=== Directions for this task ===
Copy all the data exactly, except the pictures.
#####
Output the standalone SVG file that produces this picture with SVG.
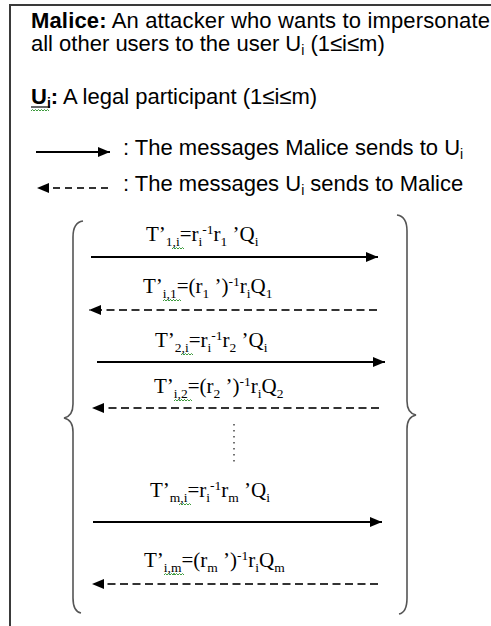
<svg xmlns="http://www.w3.org/2000/svg" width="491" height="626" viewBox="0 0 491 626">
<style>
.hd{font-family:"Liberation Sans",Arial,sans-serif;font-size:22px;fill:#000}
.sb{font-size:14px}
.lab{font-family:"Liberation Serif","Times New Roman",serif;font-size:21px;fill:#000}
.s{font-size:13.5px}
.frame{fill:none;stroke:#3a3a3a;stroke-width:2}
.brace{fill:none;stroke:#555;stroke-width:1.6}
.solid{stroke:#000;stroke-width:2;fill:none}
.dash{stroke:#333;stroke-width:2;fill:none;stroke-dasharray:8 4.5}
.sq{fill:none;stroke:#3c9a3c;stroke-width:1}
</style>
<defs>
<marker id="ah" viewBox="0 0 12 10" refX="12" refY="5" markerWidth="12" markerHeight="10" markerUnits="userSpaceOnUse" orient="auto">
<path d="M0,0 L12,5 L0,10 Z" fill="#000" stroke="none"/>
</marker>
<path id="wv" d="M0,0 l1.5,-1.5 l1.5,1.5 l1.5,-1.5 l1.5,1.5 l1.5,-1.5 l1.5,1.5 l1.5,-1.5 l1.5,1.5"/>
</defs>
<rect width="491" height="626" fill="#fff"/>
<g id="frame">
<path class="frame" d="M10,626 V5 H491"/>
</g>
<g id="header">
<text class="hd" x="31" y="28" textLength="459" lengthAdjust="spacing"><tspan font-weight="bold">Malice:</tspan> An attacker who wants to impersonate</text>
<text class="hd" x="31" y="51">all other users to the user U<tspan class="sb" dy="4">i</tspan><tspan dy="-4"> (1≤i≤m)</tspan></text>
<text class="hd" x="31" y="104"><tspan font-weight="bold">U</tspan><tspan class="sb" font-weight="bold" dy="4">i</tspan><tspan font-weight="bold" dy="-4">:</tspan> A legal participant (1≤i≤m)</text>
<line x1="31" y1="107" x2="50" y2="107" stroke="#000" stroke-width="1.2"/>
<path class="sq" d="M31,111 l1.5,-1.5 l1.5,1.5 l1.5,-1.5 l1.5,1.5 l1.5,-1.5 l1.5,1.5 l1.5,-1.5 l1.5,1.5 l1.5,-1.5 l1.5,1.5 l1.5,-1.5 l1.5,1.5"/>
</g>
<g id="legend">
<line class="solid" x1="36" y1="152" x2="110" y2="152" marker-end="url(#ah)"/>
<text class="hd" x="123" y="155">: The messages Malice sends to U<tspan class="sb" dy="4">i</tspan></text>
<line class="dash" x1="108" y1="188" x2="37" y2="188" style="stroke-dasharray:7 5" marker-end="url(#ah)"/>
<text class="hd" x="123" y="191">: The messages U<tspan class="sb" dy="4">i</tspan><tspan dy="-4"> sends to Malice</tspan></text>
</g>
<g id="bracket-left">
<path class="brace" d="M83,221 C76,222 73,227 73,237 L73,404 C73,413 69,417 64,418 C69,419 73,423 73,432 L73,598 C73,608 76,612 81,613"/>
</g>
<g id="bracket-right">
<path class="brace" d="M397,215 C404,216 407,221 407,231 L407,401 C407,410 411,414 416,415 C411,416 407,420 407,429 L407,598 C407,608 404,613 399,614"/>
</g>
<g id="connectors">
<line class="solid" x1="91" y1="257" x2="378" y2="257" marker-end="url(#ah)"/>
<line class="dash" x1="377" y1="310" x2="89" y2="310" marker-end="url(#ah)"/>
<line class="solid" x1="97" y1="362" x2="385" y2="362" marker-end="url(#ah)"/>
<line class="dash" x1="379" y1="408" x2="92" y2="408" marker-end="url(#ah)"/>
<line x1="234" y1="424" x2="234" y2="462" stroke="#444" stroke-width="1.5" stroke-dasharray="1.5 4.5"/>
<line class="solid" x1="93" y1="522" x2="382" y2="522" marker-end="url(#ah)"/>
<line class="dash" x1="378" y1="584" x2="92" y2="584" marker-end="url(#ah)"/>
</g>
<g id="msg1">
<text class="lab" x="146" y="241">T’<tspan class="s" dy="5">1,i</tspan><tspan dy="-5">=r</tspan><tspan class="s" dy="5">i</tspan><tspan class="s" dy="-12">-1</tspan><tspan dy="7">r</tspan><tspan class="s" dy="5">1</tspan><tspan dy="-5"> ’Q</tspan><tspan class="s" dy="5">i</tspan></text>
<use href="#wv" class="sq" x="172" y="249"/>
</g>
<g id="msg2">
<text class="lab" x="143" y="293">T’<tspan class="s" dy="5">i,1</tspan><tspan dy="-5">=(r</tspan><tspan class="s" dy="5">1</tspan><tspan dy="-5"> ’)</tspan><tspan class="s" dy="-7">-1</tspan><tspan dy="7">r</tspan><tspan class="s" dy="5">i</tspan><tspan dy="-5">Q</tspan><tspan class="s" dy="5">1</tspan></text>
<use href="#wv" class="sq" x="163" y="301"/><use href="#wv" class="sq" x="169" y="301"/>
</g>
<g id="msg3">
<text class="lab" x="155" y="347">T’<tspan class="s" dy="5">2,i</tspan><tspan dy="-5">=r</tspan><tspan class="s" dy="5">i</tspan><tspan class="s" dy="-12">-1</tspan><tspan dy="7">r</tspan><tspan class="s" dy="5">2</tspan><tspan dy="-5"> ’Q</tspan><tspan class="s" dy="5">i</tspan></text>
<use href="#wv" class="sq" x="181" y="355"/>
</g>
<g id="msg4">
<text class="lab" x="154" y="393">T’<tspan class="s" dy="5">i,2</tspan><tspan dy="-5">=(r</tspan><tspan class="s" dy="5">2</tspan><tspan dy="-5"> ’)</tspan><tspan class="s" dy="-7">-1</tspan><tspan dy="7">r</tspan><tspan class="s" dy="5">i</tspan><tspan dy="-5">Q</tspan><tspan class="s" dy="5">2</tspan></text>
<use href="#wv" class="sq" x="174" y="401"/><use href="#wv" class="sq" x="180" y="401"/>
</g>
<g id="msg5">
<text class="lab" x="150" y="497">T’<tspan class="s" dy="5">m,i</tspan><tspan dy="-5">=r</tspan><tspan class="s" dy="5">i</tspan><tspan class="s" dy="-12">-1</tspan><tspan dy="7">r</tspan><tspan class="s" dy="5">m</tspan><tspan dy="-5"> ’Q</tspan><tspan class="s" dy="5">i</tspan></text>
<use href="#wv" class="sq" x="179" y="505"/>
</g>
<g id="msg6">
<text class="lab" x="144" y="567">T’<tspan class="s" dy="5">i,m</tspan><tspan dy="-5">=(r</tspan><tspan class="s" dy="5">m</tspan><tspan dy="-5"> ’)</tspan><tspan class="s" dy="-7">-1</tspan><tspan dy="7">r</tspan><tspan class="s" dy="5">i</tspan><tspan dy="-5">Q</tspan><tspan class="s" dy="5">m</tspan></text>
<use href="#wv" class="sq" x="164" y="575"/><use href="#wv" class="sq" x="172" y="575"/>
</g>
</svg>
#####
=== Solution to this problem ===
Output the standalone SVG file that produces this picture with SVG.
<svg xmlns="http://www.w3.org/2000/svg" width="491" height="626" viewBox="0 0 491 626">
<style>
.hd{font-family:"Liberation Sans",Arial,sans-serif;font-size:22px;fill:#000}
.sb{font-size:14px}
.lab{font-family:"Liberation Serif","Times New Roman",serif;font-size:21px;fill:#000}
.s{font-size:13.5px}
.frame{fill:none;stroke:#3a3a3a;stroke-width:2}
.brace{fill:none;stroke:#555;stroke-width:1.6}
.solid{stroke:#000;stroke-width:2;fill:none}
.dash{stroke:#333;stroke-width:2;fill:none;stroke-dasharray:8 4.5}
.sq{fill:none;stroke:#3c9a3c;stroke-width:1}
</style>
<defs>
<marker id="ah" viewBox="0 0 12 10" refX="12" refY="5" markerWidth="12" markerHeight="10" markerUnits="userSpaceOnUse" orient="auto">
<path d="M0,0 L12,5 L0,10 Z" fill="#000" stroke="none"/>
</marker>
<path id="wv" d="M0,0 l1.5,-1.5 l1.5,1.5 l1.5,-1.5 l1.5,1.5 l1.5,-1.5 l1.5,1.5 l1.5,-1.5 l1.5,1.5"/>
</defs>
<rect width="491" height="626" fill="#fff"/>
<g id="frame">
<path class="frame" d="M10,626 V5 H491"/>
</g>
<g id="header">
<text class="hd" x="31" y="28" textLength="459" lengthAdjust="spacing"><tspan font-weight="bold">Malice:</tspan> An attacker who wants to impersonate</text>
<text class="hd" x="31" y="51">all other users to the user U<tspan class="sb" dy="4">i</tspan><tspan dy="-4"> (1≤i≤m)</tspan></text>
<text class="hd" x="31" y="104"><tspan font-weight="bold">U</tspan><tspan class="sb" font-weight="bold" dy="4">i</tspan><tspan font-weight="bold" dy="-4">:</tspan> A legal participant (1≤i≤m)</text>
<line x1="31" y1="107" x2="50" y2="107" stroke="#000" stroke-width="1.2"/>
<path class="sq" d="M31,111 l1.5,-1.5 l1.5,1.5 l1.5,-1.5 l1.5,1.5 l1.5,-1.5 l1.5,1.5 l1.5,-1.5 l1.5,1.5 l1.5,-1.5 l1.5,1.5 l1.5,-1.5 l1.5,1.5"/>
</g>
<g id="legend">
<line class="solid" x1="36" y1="152" x2="110" y2="152" marker-end="url(#ah)"/>
<text class="hd" x="123" y="155">: The messages Malice sends to U<tspan class="sb" dy="4">i</tspan></text>
<line class="dash" x1="108" y1="188" x2="37" y2="188" style="stroke-dasharray:7 5" marker-end="url(#ah)"/>
<text class="hd" x="123" y="191">: The messages U<tspan class="sb" dy="4">i</tspan><tspan dy="-4"> sends to Malice</tspan></text>
</g>
<g id="bracket-left">
<path class="brace" d="M83,221 C76,222 73,227 73,237 L73,404 C73,413 69,417 64,418 C69,419 73,423 73,432 L73,598 C73,608 76,612 81,613"/>
</g>
<g id="bracket-right">
<path class="brace" d="M397,215 C404,216 407,221 407,231 L407,401 C407,410 411,414 416,415 C411,416 407,420 407,429 L407,598 C407,608 404,613 399,614"/>
</g>
<g id="connectors">
<line class="solid" x1="91" y1="257" x2="378" y2="257" marker-end="url(#ah)"/>
<line class="dash" x1="377" y1="310" x2="89" y2="310" marker-end="url(#ah)"/>
<line class="solid" x1="97" y1="362" x2="385" y2="362" marker-end="url(#ah)"/>
<line class="dash" x1="379" y1="408" x2="92" y2="408" marker-end="url(#ah)"/>
<line x1="234" y1="424" x2="234" y2="462" stroke="#444" stroke-width="1.5" stroke-dasharray="1.5 4.5"/>
<line class="solid" x1="93" y1="522" x2="382" y2="522" marker-end="url(#ah)"/>
<line class="dash" x1="378" y1="584" x2="92" y2="584" marker-end="url(#ah)"/>
</g>
<g id="msg1">
<text class="lab" x="146" y="241">T’<tspan class="s" dy="5">1,i</tspan><tspan dy="-5">=r</tspan><tspan class="s" dy="5">i</tspan><tspan class="s" dy="-12">-1</tspan><tspan dy="7">r</tspan><tspan class="s" dy="5">1</tspan><tspan dy="-5"> ’Q</tspan><tspan class="s" dy="5">i</tspan></text>
<use href="#wv" class="sq" x="172" y="249"/>
</g>
<g id="msg2">
<text class="lab" x="143" y="293">T’<tspan class="s" dy="5">i,1</tspan><tspan dy="-5">=(r</tspan><tspan class="s" dy="5">1</tspan><tspan dy="-5"> ’)</tspan><tspan class="s" dy="-7">-1</tspan><tspan dy="7">r</tspan><tspan class="s" dy="5">i</tspan><tspan dy="-5">Q</tspan><tspan class="s" dy="5">1</tspan></text>
<use href="#wv" class="sq" x="163" y="301"/><use href="#wv" class="sq" x="169" y="301"/>
</g>
<g id="msg3">
<text class="lab" x="155" y="347">T’<tspan class="s" dy="5">2,i</tspan><tspan dy="-5">=r</tspan><tspan class="s" dy="5">i</tspan><tspan class="s" dy="-12">-1</tspan><tspan dy="7">r</tspan><tspan class="s" dy="5">2</tspan><tspan dy="-5"> ’Q</tspan><tspan class="s" dy="5">i</tspan></text>
<use href="#wv" class="sq" x="181" y="355"/>
</g>
<g id="msg4">
<text class="lab" x="154" y="393">T’<tspan class="s" dy="5">i,2</tspan><tspan dy="-5">=(r</tspan><tspan class="s" dy="5">2</tspan><tspan dy="-5"> ’)</tspan><tspan class="s" dy="-7">-1</tspan><tspan dy="7">r</tspan><tspan class="s" dy="5">i</tspan><tspan dy="-5">Q</tspan><tspan class="s" dy="5">2</tspan></text>
<use href="#wv" class="sq" x="174" y="401"/><use href="#wv" class="sq" x="180" y="401"/>
</g>
<g id="msg5">
<text class="lab" x="150" y="497">T’<tspan class="s" dy="5">m,i</tspan><tspan dy="-5">=r</tspan><tspan class="s" dy="5">i</tspan><tspan class="s" dy="-12">-1</tspan><tspan dy="7">r</tspan><tspan class="s" dy="5">m</tspan><tspan dy="-5"> ’Q</tspan><tspan class="s" dy="5">i</tspan></text>
<use href="#wv" class="sq" x="179" y="505"/>
</g>
<g id="msg6">
<text class="lab" x="144" y="567">T’<tspan class="s" dy="5">i,m</tspan><tspan dy="-5">=(r</tspan><tspan class="s" dy="5">m</tspan><tspan dy="-5"> ’)</tspan><tspan class="s" dy="-7">-1</tspan><tspan dy="7">r</tspan><tspan class="s" dy="5">i</tspan><tspan dy="-5">Q</tspan><tspan class="s" dy="5">m</tspan></text>
<use href="#wv" class="sq" x="164" y="575"/><use href="#wv" class="sq" x="172" y="575"/>
</g>
</svg>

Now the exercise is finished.